Actually, the technology is not as meh as you (and many self-appointed pundits) think. The guts are really well-integrated, it uses a phenomenally low amount of power, the GUI is well-thought-out (which may be part of why they're so adamant about keeping Flash off the thing, by the way) and very responsive (as this video demonstrates -- touchscreen pianos tend to be a little wonky), and although comparing between CPU families is notoriously inaccurate, the CPU delivers as many cycles per second as anything Intel offers.

It will be interesting to see the army of imitators, mostly (doubtlessly) running Android, which will come out soon and be held up as examples of why Apple isn't doing anything special... and then a few months after that, Google will explain that the low battery life, instability, and general unusability is all because users have made the Wrong Choices when setting the phone up, which is what they've done with Android for phones.

Bing said...

Hi, anonymous. I loved your poem Beowulf.

I guess I am not talking about the technology so much as I am about the appearance. I'm an aesthete. What can I say. I like the pretty pictures that the electronic gnomes deliver to me from the magical wild, wild world of web.

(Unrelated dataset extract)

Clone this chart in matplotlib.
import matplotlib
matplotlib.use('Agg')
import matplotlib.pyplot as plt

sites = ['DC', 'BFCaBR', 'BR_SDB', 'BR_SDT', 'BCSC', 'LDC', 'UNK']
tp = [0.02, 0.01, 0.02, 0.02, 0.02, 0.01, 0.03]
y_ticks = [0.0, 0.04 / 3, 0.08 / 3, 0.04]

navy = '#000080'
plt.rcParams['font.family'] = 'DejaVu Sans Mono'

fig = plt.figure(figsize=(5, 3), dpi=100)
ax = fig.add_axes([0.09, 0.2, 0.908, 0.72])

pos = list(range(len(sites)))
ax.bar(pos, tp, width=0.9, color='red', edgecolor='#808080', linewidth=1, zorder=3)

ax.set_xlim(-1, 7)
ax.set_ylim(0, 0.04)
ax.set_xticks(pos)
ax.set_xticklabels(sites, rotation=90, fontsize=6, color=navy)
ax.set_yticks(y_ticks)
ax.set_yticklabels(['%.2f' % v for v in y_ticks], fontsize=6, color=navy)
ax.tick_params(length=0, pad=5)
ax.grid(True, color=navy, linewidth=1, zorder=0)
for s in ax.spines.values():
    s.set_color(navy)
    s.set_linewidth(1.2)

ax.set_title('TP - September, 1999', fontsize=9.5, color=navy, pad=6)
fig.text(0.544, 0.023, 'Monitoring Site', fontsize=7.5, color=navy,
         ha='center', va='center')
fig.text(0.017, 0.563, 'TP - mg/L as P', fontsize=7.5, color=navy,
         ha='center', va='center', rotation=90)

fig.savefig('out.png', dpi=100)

It's damned slim and damned light. I'd be surprised if it didn't have more memory than the entire space program when we landed on the moon (USA! USA! USA!). Apple has always had the advantage of being in-house both w/ respect to software and hardware integration. The world that is not MacOS has been forced to go the other way. I guess I could talk about the ineffable benefits of competition and free markets, but I'd only be talking out of my iHole. My parents were in town yesterday and showed me their new one, and now Bing wants. But it is still sort of a toy to me.

HJ

Anonymous said...

(Same anonymous as above... only a distaff relation to the Beowulf author.)

(First: a correction: that should have read "the CPU delivers as any cycles per second as anything of low power consumption Intel offers." And the reason this is important, in case that isn't clear, is that the chip is a custom all-in-one derived by Apple from the ARM spec, rather than an Intel Atom.)

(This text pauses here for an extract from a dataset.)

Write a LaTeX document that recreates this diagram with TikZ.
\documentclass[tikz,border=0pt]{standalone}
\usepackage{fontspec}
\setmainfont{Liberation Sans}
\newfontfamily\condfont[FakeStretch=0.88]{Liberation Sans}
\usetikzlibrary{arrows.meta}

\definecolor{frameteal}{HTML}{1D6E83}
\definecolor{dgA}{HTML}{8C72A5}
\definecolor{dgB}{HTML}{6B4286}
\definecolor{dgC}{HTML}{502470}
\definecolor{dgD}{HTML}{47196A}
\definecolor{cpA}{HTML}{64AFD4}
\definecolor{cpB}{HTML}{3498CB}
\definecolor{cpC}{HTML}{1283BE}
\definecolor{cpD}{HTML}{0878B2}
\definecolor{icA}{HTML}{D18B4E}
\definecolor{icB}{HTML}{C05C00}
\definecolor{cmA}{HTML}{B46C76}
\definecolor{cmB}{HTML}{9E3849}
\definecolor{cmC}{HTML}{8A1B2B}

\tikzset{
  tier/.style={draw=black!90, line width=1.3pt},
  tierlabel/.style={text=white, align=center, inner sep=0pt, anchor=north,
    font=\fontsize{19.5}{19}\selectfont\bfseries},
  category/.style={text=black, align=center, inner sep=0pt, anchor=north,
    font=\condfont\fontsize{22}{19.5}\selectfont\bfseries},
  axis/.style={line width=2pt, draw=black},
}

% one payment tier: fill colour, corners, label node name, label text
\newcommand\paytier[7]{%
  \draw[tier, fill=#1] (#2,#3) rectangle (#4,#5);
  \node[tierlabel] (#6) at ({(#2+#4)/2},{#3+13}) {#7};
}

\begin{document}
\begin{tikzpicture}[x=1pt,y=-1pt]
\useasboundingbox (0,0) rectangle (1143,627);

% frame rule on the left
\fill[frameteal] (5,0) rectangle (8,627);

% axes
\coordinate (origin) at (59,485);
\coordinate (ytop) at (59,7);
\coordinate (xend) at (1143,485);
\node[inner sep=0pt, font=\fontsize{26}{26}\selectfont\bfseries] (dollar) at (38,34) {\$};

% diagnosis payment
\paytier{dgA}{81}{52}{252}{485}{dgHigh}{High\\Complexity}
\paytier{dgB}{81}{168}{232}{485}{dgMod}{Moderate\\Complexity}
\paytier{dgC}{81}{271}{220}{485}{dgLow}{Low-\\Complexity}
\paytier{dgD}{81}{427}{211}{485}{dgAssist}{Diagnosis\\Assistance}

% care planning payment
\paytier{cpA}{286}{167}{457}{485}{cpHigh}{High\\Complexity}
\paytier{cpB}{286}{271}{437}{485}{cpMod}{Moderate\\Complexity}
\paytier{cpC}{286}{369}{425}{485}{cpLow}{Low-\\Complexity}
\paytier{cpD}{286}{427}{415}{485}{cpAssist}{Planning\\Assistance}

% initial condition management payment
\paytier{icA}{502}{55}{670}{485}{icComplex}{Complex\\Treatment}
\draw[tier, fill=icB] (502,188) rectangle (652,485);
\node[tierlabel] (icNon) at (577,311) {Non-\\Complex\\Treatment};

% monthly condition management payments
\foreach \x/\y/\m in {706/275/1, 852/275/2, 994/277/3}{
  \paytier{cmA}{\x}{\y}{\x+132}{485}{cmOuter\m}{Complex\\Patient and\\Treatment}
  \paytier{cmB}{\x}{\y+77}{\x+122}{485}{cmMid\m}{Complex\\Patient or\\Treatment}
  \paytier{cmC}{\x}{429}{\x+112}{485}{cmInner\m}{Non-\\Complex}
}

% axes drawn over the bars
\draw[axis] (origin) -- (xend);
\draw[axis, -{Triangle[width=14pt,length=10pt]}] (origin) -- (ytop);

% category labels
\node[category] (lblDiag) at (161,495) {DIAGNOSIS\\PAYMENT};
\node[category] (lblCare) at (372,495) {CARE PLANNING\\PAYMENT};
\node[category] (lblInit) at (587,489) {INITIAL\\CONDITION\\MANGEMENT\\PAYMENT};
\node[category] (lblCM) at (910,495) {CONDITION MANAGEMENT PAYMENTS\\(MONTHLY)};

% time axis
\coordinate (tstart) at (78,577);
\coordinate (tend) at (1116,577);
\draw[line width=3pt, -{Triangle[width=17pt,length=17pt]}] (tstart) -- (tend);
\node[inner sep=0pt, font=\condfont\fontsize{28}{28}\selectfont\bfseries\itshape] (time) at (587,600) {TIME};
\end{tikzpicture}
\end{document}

Any new computing device these days is likely to have more memory than the entire space program when we landed on the moon. I seem to recall that we passed that landmark about a decade ago; I think the original iPod had more RAM (not hard disk space -- RAM) than the Apollo program's computers.

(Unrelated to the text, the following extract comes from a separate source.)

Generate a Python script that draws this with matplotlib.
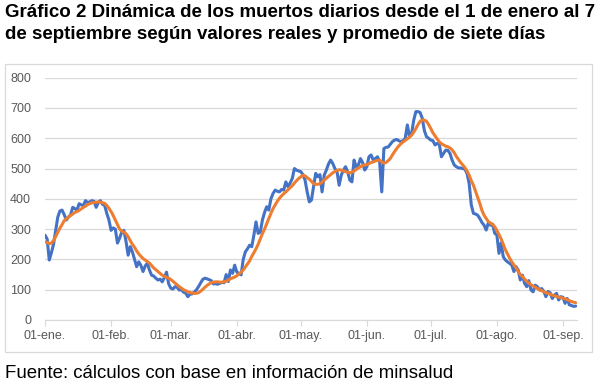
import pandas as pd
import matplotlib.pyplot as plt
from matplotlib.patches import Rectangle

# daily deaths, 1 Jan - 7 Sep
real = [280, 268, 198, 222, 250, 295, 340, 360, 363, 348,
        330, 340, 347, 372, 368, 362, 384, 380, 378, 394,
        388, 390, 394, 392, 372, 388, 394, 382, 378, 352,
        330, 296, 304, 300, 254, 270, 290, 296, 260, 214,
        242, 225, 200, 176, 192, 180, 160, 178, 188, 165,
        148, 145, 138, 132, 135, 126, 140, 158, 120, 105,
        102, 110, 108, 99, 100, 92, 89, 77, 85, 86,
        92, 99, 110, 122, 134, 138, 136, 133, 130, 119,
        120, 118, 121, 124, 123, 150, 127, 165, 154, 181,
        158, 154, 149, 200, 225, 235, 247, 242, 280, 324,
        286, 290, 330, 355, 374, 363, 400, 418, 429, 425,
        423, 431, 429, 456, 440, 452, 467, 500, 495, 492,
        490, 480, 462, 423, 390, 396, 440, 484, 473, 480,
        423, 478, 495, 515, 528, 517, 500, 490, 445, 478,
        495, 506, 490, 462, 456, 528, 506, 511, 533, 520,
        495, 506, 539, 545, 528, 533, 539, 522, 423, 566,
        570, 571, 580, 589, 594, 596, 592, 589, 592, 600,
        644, 605, 616, 660, 688, 688, 685, 666, 625, 605,
        600, 594, 592, 578, 583, 580, 539, 550, 561, 560,
        550, 528, 512, 506, 502, 502, 500, 498, 484, 451,
        380, 352, 350, 346, 335, 322, 313, 297, 321, 313,
        316, 286, 281, 220, 255, 209, 198, 192, 187, 181,
        160, 176, 165, 132, 148, 121, 110, 130, 99, 93,
        115, 110, 99, 104, 95, 77, 94, 90, 71, 82,
        88, 66, 77, 75, 55, 71, 50, 48, 45, 46]

# seven-day average
avg7 = [258, 256, 252, 254, 262, 275, 290, 303, 315, 328,
        334, 340, 345, 350, 355, 358, 362, 367, 372, 376,
        381, 384, 387, 388, 389, 390, 389, 387, 385, 378,
        369, 358, 345, 330, 315, 300, 293, 290, 285, 275,
        262, 250, 240, 228, 218, 210, 203, 198, 193, 188,
        180, 172, 166, 160, 154, 148, 144, 141, 138, 134,
        128, 122, 116, 110, 105, 100, 97, 93, 91, 89,
        88, 88, 90, 95, 101, 108, 114, 119, 123, 125,
        126, 126, 125, 125, 126, 128, 132, 136, 139, 142,
        146, 152, 158, 165, 175, 185, 195, 210, 222, 235,
        250, 268, 285, 300, 318, 335, 352, 368, 380, 392,
        402, 410, 417, 423, 430, 437, 443, 452, 460, 467,
        473, 478, 476, 470, 465, 458, 450, 448, 448, 450,
        455, 462, 468, 474, 480, 486, 490, 494, 496, 495,
        492, 490, 488, 486, 488, 492, 497, 502, 506, 510,
        512, 513, 516, 520, 522, 525, 527, 528, 522, 518,
        520, 526, 533, 545, 556, 566, 575, 582, 588, 593,
        598, 604, 610, 620, 632, 645, 656, 660, 660, 656,
        645, 632, 618, 608, 598, 588, 582, 578, 574, 572,
        568, 562, 552, 540, 530, 520, 512, 503, 492, 478,
        460, 445, 425, 405, 385, 362, 346, 335, 325, 320,
        316, 308, 296, 282, 268, 250, 232, 218, 204, 192,
        182, 172, 160, 150, 143, 135, 128, 122, 117, 112,
        108, 104, 100, 97, 94, 90, 88, 85, 82, 80,
        78, 76, 74, 72, 70, 67, 64, 61, 59, 57]

month_ticks = ['2021-01-01', '2021-02-01', '2021-03-01', '2021-04-01', '2021-05-01',
               '2021-06-01', '2021-07-01', '2021-08-01', '2021-09-01']
month_labels = ['01-ene.', '01-feb.', '01-mar.', '01-abr.', '01-may.',
                '01-jun.', '01-jul.', '01-ago.', '01-sep.']

dates = pd.date_range('2021-01-01', periods=len(real), freq='D')

plt.rcParams['font.family'] = ['Liberation Sans', 'DejaVu Sans']

fig = plt.figure(figsize=(6.1, 3.89), dpi=100)
ax = fig.add_axes([45 / 610, 1 - 320 / 389, 532 / 610, (320 - 77.7) / 389])

ax.plot(dates, real, color='#4472C4', linewidth=2.2, solid_capstyle='round', zorder=3)
ax.plot(dates, avg7, color='#ED7D31', linewidth=2.2, solid_capstyle='round', zorder=4)

ax.set_ylim(0, 800)
ax.set_xlim(dates[0], dates[-1] + pd.Timedelta(days=0.6))
ax.set_yticks(range(0, 801, 100))
ax.set_xticks(pd.to_datetime(month_ticks))
ax.set_xticklabels(month_labels)

ax.grid(axis='y', color='#D9D9D9', linewidth=0.9)
ax.set_axisbelow(True)
for s in ['top', 'right', 'left']:
    ax.spines[s].set_visible(False)
ax.spines['bottom'].set_color('#D9D9D9')
ax.tick_params(axis='y', length=0, pad=10, labelsize=9, labelcolor='#595959')
ax.tick_params(axis='x', length=4, color='#D9D9D9', pad=3, labelsize=9, labelcolor='#595959')

# chart border
fig.patches.append(Rectangle((5 / 610, 1 - 352 / 389), 587 / 610, 288 / 389,
                             transform=fig.transFigure, fill=False,
                             edgecolor='#D9D9D9', linewidth=0.9))

fig.text(5 / 610, 1 - 4 / 389,
         'Gráfico 2 Dinámica de los muertos diarios desde el 1 de enero al 7\n'
         'de septiembre según valores reales y promedio de siete días',
         ha='left', va='top', fontsize=13.5, fontweight='bold', linespacing=1.35)
fig.text(5 / 610, 1 - 365 / 389, 'Fuente: cálculos con base en información de minsalud',
         ha='left', va='top', fontsize=13.4)

fig.savefig('out.png', dpi=100)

I admit I'm kind of torn on the iPad. The technology is pretty fantastic, and I love reading ebooks via Stanza on my iPod Touch (I have no iPhone) and find the small screen limiting, and much of the stuff I'm seeing about the iPad makes it seem pretty darned amazing.

On the other hand, though, the iPad version of Apple's own productivity suite, iWork, is getting pretty solidly panned on their own app store, and for very good reasons (doesn't support all the features of the Mac version, has trouble with file formats, does weird layout things, etc. etc. etc.). And OmniGraffle (which is a fantastic piece of software on the Mac, albeit a bit expensive if you don't use it constantly) apparently doesn't really take advantage of the iPad very well, and that's the other program I really wanted to see on the thing. It looks like most of the apps which take advantage of the iPad right now are games, and I have enough games to last me for years already.

(Speaking of which, I retried Super Mario Galaxy the other day. I could remember very little about it, other than that I found it disappointing and frustrating the first time I tried it. And I was right. Compared with Super Mario Sunshine, that game is terrible. The controls are awful, the whole "running around a planetoid" thing changes the directional context so that the controls are rendered even worse, the graphics are more realistic than Sunshine but much less interesting, the camera angles are very poor, the new enemy types are graphically unimaginative, and when it isn't using one-shot gimmicks the game relies on a very small set of ideas over and over and over to the point of boredom. Seriously, between this, Super Paper Mario, and Mario Kart Wii, it's pretty clear that Nintendo lost quite a bit of its mojo in the transition from the Gamecube to the Wii. I really think an Internet-enabled Wii version of Mario Kart: Double Dash would have had vastly more entertainment potential than the dreck they actually shipped. They even managed to include the "real is brown" idea. Bleah.)